Another factor that comes into play is a sort of self-vindication. “In the eyes of the world, these purchases have neither rhyme nor reason, yet the subject feels little remorse simply because others are doing exactly the same. It’s a kind of ‘it’s-not-just-me-so-I-can’t-be-mad’ logic. Then there is the pride to be had from owning a timepiece. It’s the same pride a child gets from having a fantastic toy that none of his friends have, although not so brazen.

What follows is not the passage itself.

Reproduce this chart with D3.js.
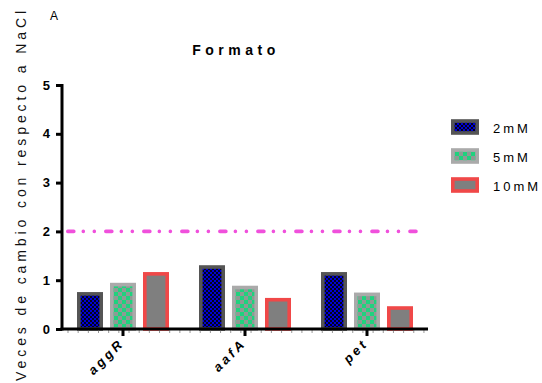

We can also note shifts in behaviour; these people can be perfectly rational one minute, with both feet on the ground and a clear sense of reality, and irrational the next, disconnecting from reality and giving in to compulsive instincts in complete contradiction with how they normally behave.”

Episode 5: "Wisdom is a way of life" - Cicero

Or how (sometimes) wisdom prevails

“Timepiece” – the image says it all. A man who owns a “timepiece” makes clear his desire to have a “piece of time” (for himself) and, ultimately, a piece of eternity.

This dream of immortality is not the sole preserve of watch enthusiasts; the desire to vanquish time has existed for as long as humanity. Still, one of the most poetic visions of this quest comes from the individuals who see the beauty of a meticulously crafted, superbly decorated and precious watch.

Alas, time marches on and this desire for immortality fades as we grow older. The impression that we have our whole life ahead of us gradually recedes while the years bring wisdom and reason. For the enthusiast, this obsession with watches, this need to keep hold of time, is no longer as compelling. He may even sell his collection, as though this new-found sagacity had freed him from what had been a lifelong pursuit.

Few have the courage to part with a collection that took a lifetime to assemble.

Some of the most acute cases of collectionitis have succeeded in going cold turkey, though few have the courage to part with a collection that took a lifetime to assemble. When they do – and there is no turning back – don’t be surprised to see salerooms packed with other collectors…

Certain subjects may find themselves in the grip of another equally compulsive, equally exclusive infatuation. It might be of an entirely different nature altogether, but can be a variation on their original, all-consuming passion. This is the case of collectors of ultra-exclusive timepieces who, from one day to the next, leave six-figure price tags behind to instead devote themselves to watches that, as well as being considerably more affordable, will bring them previously unknown sensations.

Is this a pathology that only affects men? “Some women can be just as obsessed with watches, but with an entirely different outcome. For many women, the desire for posterity is fulfilled by having children, in which case nothing else matters any more,” concludes Laurent Picciotto.